Nepenthes kerrii appears to be most closely related to N. kongkandana. It is also similar to the Indochinese endemics N. andamana, N. bokorensis, and N. suratensis.

Nepenthes kerrii can be distinguished from all of these species, with the exception of N. kongkandana, on the basis of its laminae, which are obovate as opposed to linear to lanceolate. It also differs in having a persistent indumentum restricted to the leaf axils. In contrast, N. andamana and N. suratensis have a caducous indumentum on the upper parts of the plant, N. kongkandana has 0.3 mm long hairs covering the whole plant, and N. bokorensis has a variable indumentum covering all vegetative and floral parts. In addition, the androphore of N. kerrii is considerably shorter than that of N. bokorensis.

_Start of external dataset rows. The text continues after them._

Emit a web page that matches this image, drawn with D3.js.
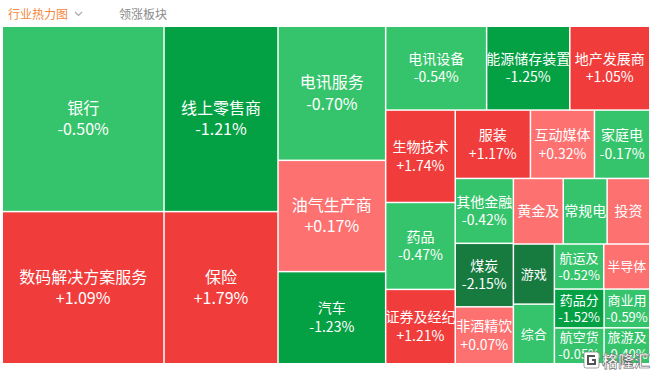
<!DOCTYPE html>
<html lang="zh">
<head>
<meta charset="utf-8">
<title>行业热力图</title>
<script src="https://cdn.jsdelivr.net/npm/d3@7"></script>
<style>
  body { margin: 0; background: #fff; }
  svg { display: block; font-family: "Noto Sans CJK SC", "Noto Sans", sans-serif; }
  .tab { font-size: 12px; }
  .cell-label { fill: #fff; text-anchor: middle; }
  .mark { font-size: 16px; font-weight: bold; fill: #fff; stroke: #666; stroke-width: 0.6; }
</style>
</head>
<body>
<div id="chart"></div>
<script>
// sector names as shown (long names are cut off in the picture)
var names = ["银行", "数码解决方案服务", "线上零售商", "保险", "电讯服务", "油气生产商", "汽车",
  "电讯设备", "能源储存装置", "地产发展商", "生物技术", "药品", "证券及经纪",
  "服装", "互动媒体", "家庭电", "其他金融", "煤炭", "非酒精饮",
  "黄金及", "常规电", "投资", "游戏", "综合",
  "航运及", "半导体", "药品分", "航空货", "商业用", "旅游及"];

// relative weight of each sector (cell area)
var weights = [298, 244.7, 210, 172.4, 143.5, 119.1, 98.6,
  84.1, 69.3, 66.6, 63.9, 60.1, 51.4,
  51.1, 43.5, 37.6, 37.5, 36.7, 32.9,
  32.5, 28.6, 27.8, 24.5, 24.3,
  22.1, 20.6, 19.2, 17.7, 17.6, 16.3];

// daily change in percent
var changes = [-0.50, 1.09, -1.21, 1.79, -0.70, 0.17, -1.23,
  -0.54, -1.25, 1.05, 1.74, -0.47, 1.21,
  1.17, 0.32, -0.17, -0.42, -2.15, 0.07,
  0.50, -0.30, 0.40, -2.30, -0.60,
  -0.52, 0.60, -1.52, -0.05, -0.59, -0.40];

// sectors whose change text is cut off in the picture
var noChangeText = ["黄金及", "常规电", "投资", "半导体", "游戏", "综合"];

var W = 655, H = 373;
var box = {left: 3, top: 27, width: 646, height: 336};

var svg = d3.select("#chart").append("svg")
    .attr("width", W)
    .attr("height", H);

// header tabs
svg.append("text").attr("class", "tab")
    .attr("x", 8).attr("y", 19)
    .attr("fill", "#f5883d")
    .text("行业热力图");
svg.append("path")
    .attr("d", "M75,12 L78.5,15.5 L82,12")
    .attr("fill", "none")
    .attr("stroke", "#aaa")
    .attr("stroke-width", 1.2);
svg.append("text").attr("class", "tab")
    .attr("x", 119).attr("y", 19)
    .attr("fill", "#8a8a8a")
    .text("领涨板块");

var data = names.map(function(n, i) {
    return {name: n, weight: weights[i], change: changes[i]};
});

var root = d3.hierarchy({children: data})
    .sum(function(d) { return d.weight || 0; });

d3.treemap()
    .tile(d3.treemapSquarify.ratio(1))
    .size([box.width, box.height])
    .paddingInner(1.5)(root);

var color = d3.scaleThreshold()
    .domain([-2, -1, 0, 1])
    .range(["#177a3e", "#04a044", "#35c46b", "#fd7171", "#f13c3c"]);

var fmt = function(v) { return (v > 0 ? "+" : "") + v.toFixed(2) + "%"; };

var plt = svg.append("g")
    .attr("transform", "translate(" + box.left + "," + box.top + ")");

var cells = plt.selectAll("g.cell")
    .data(root.leaves())
    .enter()
    .append("g")
    .attr("class", "cell")
    .attr("transform", function(d) { return "translate(" + d.x0 + "," + d.y0 + ")"; });

cells.append("rect")
    .attr("width", function(d) { return d.x1 - d.x0; })
    .attr("height", function(d) { return d.y1 - d.y0; })
    .attr("fill", function(d) { return color(d.data.change); });

cells.each(function(d) {
    var w = d.x1 - d.x0, h = d.y1 - d.y0, area = w * h;
    var fs = area >= 11000 ? 16 : (area >= 2500 ? 14 : 13);
    var half = fs * 0.66;
    var g = d3.select(this);
    var both = noChangeText.indexOf(d.data.name) < 0;

    g.append("text")
        .attr("class", "cell-label")
        .attr("x", w / 2)
        .attr("y", h / 2 + (both ? -half : 0))
        .attr("dy", "0.36em")
        .style("font-size", fs + "px")
        .text(d.data.name);

    if (both) {
        g.append("text")
            .attr("class", "cell-label")
            .attr("x", w / 2)
            .attr("y", h / 2 + half)
            .attr("dy", "0.36em")
            .style("font-size", fs + "px")
            .text(fmt(d.data.change));
    }
});

// watermark
var mark = svg.append("g").attr("transform", "translate(584,352)");
mark.append("rect")
    .attr("width", 15).attr("height", 16)
    .attr("rx", 2)
    .attr("fill", "#fff")
    .attr("stroke", "#666")
    .attr("stroke-width", 0.6);
mark.append("path")
    .attr("d", "M11,4 L4,4 L4,12 L11,12 L11,8 L8,8")
    .attr("fill", "none")
    .attr("stroke", "#555")
    .attr("stroke-width", 2);
mark.append("text").attr("class", "mark")
    .attr("x", 18).attr("y", 15)
    .text("格隆汇");
</script>
</body>
</html>
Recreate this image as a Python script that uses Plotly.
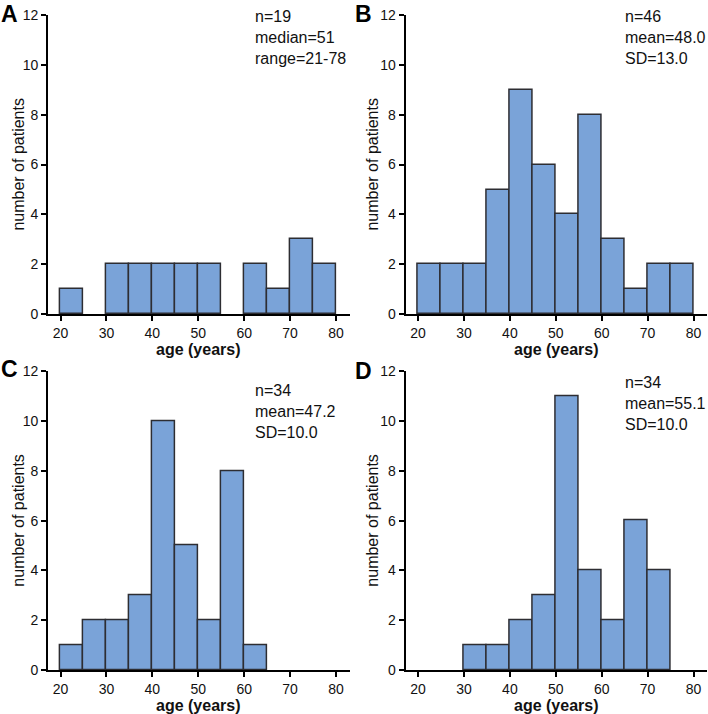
import plotly.graph_objects as go

# ---- data ----
bin_starts = [20, 25, 30, 35, 40, 45, 50, 55, 60, 65, 70, 75]
bin_width = 5
counts_A = [1, 0, 2, 2, 2, 2, 2, 0, 2, 1, 3, 2]
counts_B = [2, 2, 2, 5, 9, 6, 4, 8, 3, 1, 2, 2]
counts_C = [1, 2, 2, 3, 10, 5, 2, 8, 1, 0, 0, 0]
counts_D = [0, 0, 1, 1, 2, 3, 11, 4, 2, 6, 4, 0]
panel_letters = ["A", "B", "C", "D"]
panel_stats = [
    ["n=19", "median=51", "range=21-78"],
    ["n=46", "mean=48.0", "SD=13.0"],
    ["n=34", "mean=47.2", "SD=10.0"],
    ["n=34", "mean=55.1", "SD=10.0"],
]
x_title = "age (years)"
y_title = "number of patients"
x_ticks = [20, 30, 40, 50, 60, 70, 80]
y_ticks = [0, 2, 4, 6, 8, 10, 12]

all_counts = [counts_A, counts_B, counts_C, counts_D]

FONT = "Liberation Sans, Arial, Helvetica, sans-serif"
BAR_FILL = "rgb(122,163,216)"
BAR_LINE = "rgb(45,45,50)"

fig = go.Figure()

xdomains = [[0.068, 0.494], [0.573, 0.999]]
ydomains = [[0.560, 0.979], [0.0616, 0.480]]

for i, counts in enumerate(all_counts):
    ax = "" if i == 0 else str(i + 1)
    centers = [s + bin_width / 2 for s in bin_starts]
    ys = [c if c > 0 else None for c in counts]
    fig.add_trace(go.Bar(
        x=centers, y=ys, width=[bin_width] * len(centers),
        marker=dict(color=BAR_FILL, line=dict(color=BAR_LINE, width=1.5)),
        xaxis="x" + ax, yaxis="y" + ax, showlegend=False,
    ))
    row, col = divmod(i, 2)
    common = dict(
        showline=True, linecolor="black", linewidth=2,
        ticks="outside", ticklen=5, tickwidth=1.5, tickcolor="black",
        showgrid=False, zeroline=False, automargin=False,
        tickfont=dict(family=FONT, size=14, color="#111"),
    )
    fig.layout["xaxis" + ax] = dict(
        common, domain=xdomains[col], range=[17.3, 83.0],
        tickvals=x_ticks, anchor="y" + ax,
    )
    fig.layout["yaxis" + ax] = dict(
        common, domain=ydomains[row], range=[0, 12],
        tickvals=y_ticks, anchor="x" + ax,
    )
    # axis titles
    x_off = [0, 354, 0, 354][i]
    y_off = [0, 0, 356, 356][i]
    fig.add_annotation(
        text="<b>" + x_title + "</b>", xref="paper", yref="paper",
        x=(xdomains[col][0] + xdomains[col][1]) / 2,
        y=1 - (y_off + 349) / 714, xanchor="center", yanchor="middle",
        showarrow=False, font=dict(family=FONT, size=16, color="#111"), borderpad=0,
    )
    fig.add_annotation(
        text=y_title, xref="paper", yref="paper", textangle=-90,
        x=(x_off + 19) / 708,
        y=(ydomains[row][0] + ydomains[row][1]) / 2, xanchor="center", yanchor="middle",
        showarrow=False, font=dict(family=FONT, size=16, color="#111"), borderpad=0,
    )
    # stats text
    ty_top = [6, 6, 380, 372][i]
    tx = [253, 623, 253, 623][i]
    fig.add_annotation(
        text="<br>".join(panel_stats[i]), xref="paper", yref="paper",
        x=tx / 708, y=1 - ty_top / 714, xanchor="left", yanchor="top", align="left",
        showarrow=False, font=dict(family=FONT, size=16, color="#111"),
    )
    # panel letter
    lx = [-1, 353, -1, 353][i]
    ly = [-1, -1, 354, 356][i]
    fig.add_annotation(
        text="<b>" + panel_letters[i] + "</b>", xref="paper", yref="paper",
        x=lx / 708, y=1 - ly / 714, xanchor="left", yanchor="top",
        showarrow=False, font=dict(family=FONT, size=23, color="black"),
    )

fig.update_layout(
    width=708, height=714,
    margin=dict(l=0, r=0, t=0, b=0),
    paper_bgcolor="white", plot_bgcolor="white",
    bargap=0,
)

fig.write_html("out.html", config={"displayModeBar": False},
               post_script="document.body.style.margin='0';document.body.style.overflow='hidden';")
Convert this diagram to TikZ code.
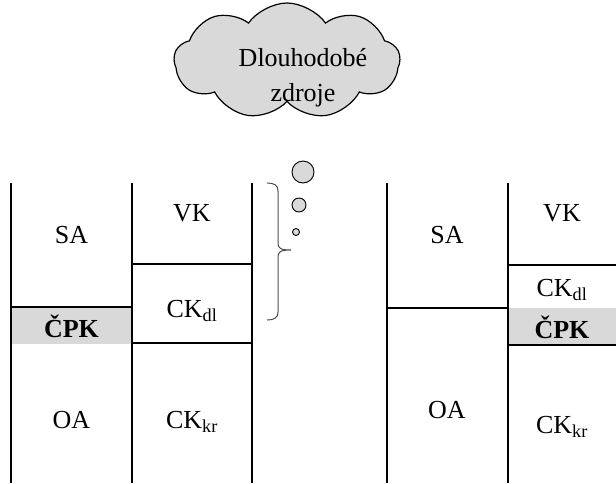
\documentclass[tikz,border=0pt]{standalone}
\usepackage{fontspec}
\setmainfont{Liberation Serif}
\usetikzlibrary{shapes.symbols}
\tikzset{
x=1pt, y=-1pt, % pixel-like units, y grows downwards
tableline/.style={line width=2pt}, % the lines of both balances
shaded/.style={fill=black!15}, % gray cells, cloud and bubbles
lbl/.style={font=\fontsize{26}{30}\selectfont}, % labels in the cells
bubble/.style={circle, draw, shaded, line width=0.9pt, inner sep=0pt}, % the thought bubbles
}

\begin{document}
\begin{tikzpicture}
    \useasboundingbox (0,0) rectangle (616,483);
    % gray cells
    \fill[shaded] (11,307) rectangle (132,344);
    \fill[shaded] (508,308) rectangle (616,345);
    % left balance
    \draw[tableline] (11,183) -- (11,483) (132,183) -- (132,483) (252,183) -- (252,483);
    \draw[tableline] (132,264) -- (252,264) (11,307) -- (132,307) (132,343) -- (252,343);
    % right balance
    \draw[tableline] (387,183) -- (387,483) (508,183) -- (508,483);
    \draw[tableline] (508,265) -- (616,265) (387,308) -- (508,308) (508,345) -- (616,345);
    % labels, left
    \node[lbl] (saL) at (71.5,235) {SA};
    \node[lbl] (vkL) at (192,213) {VK};
    \node[lbl] (ckdlL) at (192,311) {CK\textsubscript{dl}};
    \node[lbl] (cpkL) at (71.5,326) {\textbf{ČPK}};
    \node[lbl] (oaL) at (71.5,420) {OA};
    \node[lbl] (ckkrL) at (192,422) {CK\textsubscript{kr}};
    % labels, right
    \node[lbl] (saR) at (447,235) {SA};
    \node[lbl] (vkR) at (562,213) {VK};
    \node[lbl] (ckdlR) at (562,290) {CK\textsubscript{dl}};
    \node[lbl] (cpkR) at (562,327) {\textbf{ČPK}};
    \node[lbl] (oaR) at (447,410) {OA};
    \node[lbl] (ckkrR) at (562,427) {CK\textsubscript{kr}};
    % brace and bubbles
    \coordinate (bracetop) at (267,183);
    \coordinate (bracetip) at (291,250);
    \coordinate (bracebot) at (267,320);
    \draw[black!70, line width=1pt]
      (bracetop) .. controls (274,183) and (278,185) .. (278,191) -- (278,243)
      .. controls (278,248) and (280,250) .. (bracetip)
      .. controls (280,250) and (278,252) .. (278,257) -- (278,312)
      .. controls (278,318) and (274,320) .. (bracebot);
    \node[bubble, minimum size=7pt] (b1) at (296,232) {};
    \node[bubble, minimum size=14pt] (b2) at (299,205) {};
    \node[bubble, minimum size=22pt] (b3) at (303,172) {};
    % cloud
    \node[cloud, draw, shaded, line width=1.2pt, cloud puffs=9, cloud puff arc=110, aspect=2,
      minimum width=226pt, minimum height=116pt, inner sep=0pt] (cloud) at (287,61) {};
    \node[align=center, font=\fontsize{26}{35}\selectfont] (zdroje) at (303,78) {Dlouhodobé\\zdroje};
\end{tikzpicture}
\end{document}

In their description of N. kerrii, Catalano and Kruetreepradit also note a number of other vegetative features that separate this species from N. kongkandana. The lower pitchers of N. kerrii are narrowly ovate with the hip positioned in the middle or upper portion of the trap, whereas those of N. kongkandana are tubular or slightly ventricose with the hip in the middle or lower portion. Nepenthes kerrii also produces longer tendrils that are two to three times as long as the pitcher; the tendrils of N. kongkandana are similar in length to the pitchers they bear. The peristome of the aerial pitchers is also distinct, being lobed and often striped with a distinct neck in N. kerrii and always lacking these features in N. kongkandana. Finally, the distance between the ventral wings of the upper pitchers is greater in N. kongkandana (10–12 mm versus 4–6 mm).